Provide quantity, label size, fold type, artwork file, thread colors, backing preference, application method, shipping address, and required delivery date. Include photos or mockups of the gift item so the supplier can recommend the right construction and placement. If the program may expand, ask for tiered pricing instead of a single quantity.
What is the typical MOQ for custom woven labels for corporate gifts?
MOQ depends on label size, design complexity, and production setup requirements. Small pilot runs may be available, but unit cost usually improves at higher quantities because setup work is spread across more labels. For procurement planning, request price breaks at 250, 500, 1,000, 2,500, and 5,000 pieces.
How long does woven label production usually take for corporate gifting teams?
Timeline depends on artwork readiness, proof approval, sampling, order quantity, finishing, and shipping method. A simple loose-label order may take about 10 to 15 business days after approval, while physical samples, applied sewing, specialty threads, and freight requirements can add time. Share the final in-hands date early so production can be scheduled around kitting or event deadlines.
Are woven labels better than printed labels for branded corporate apparel gifts?

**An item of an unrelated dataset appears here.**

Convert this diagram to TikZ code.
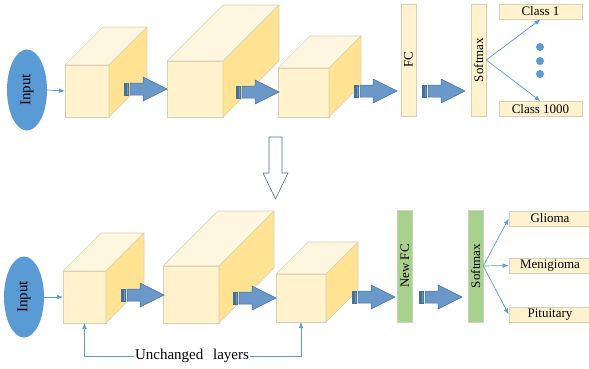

Woven labels are usually better for long-lasting apparel, blankets, bags, and premium textile gifts because they offer a retail-style feel and strong wash durability. Printed labels may be better for complex gradients, very small text, or low-profile interior information labels. The right choice depends on the artwork, placement, and expected product lifespan.
Can a supplier match our corporate brand colors in woven labels?
Suppliers can approximate brand colors using available thread colors and Pantone references. Thread is not identical to ink, so exact color matching is limited by material, dye lot, and light reflection. A physical sample is recommended when brand color accuracy is critical for executive gifts, VIP programs, or repeat corporate campaigns.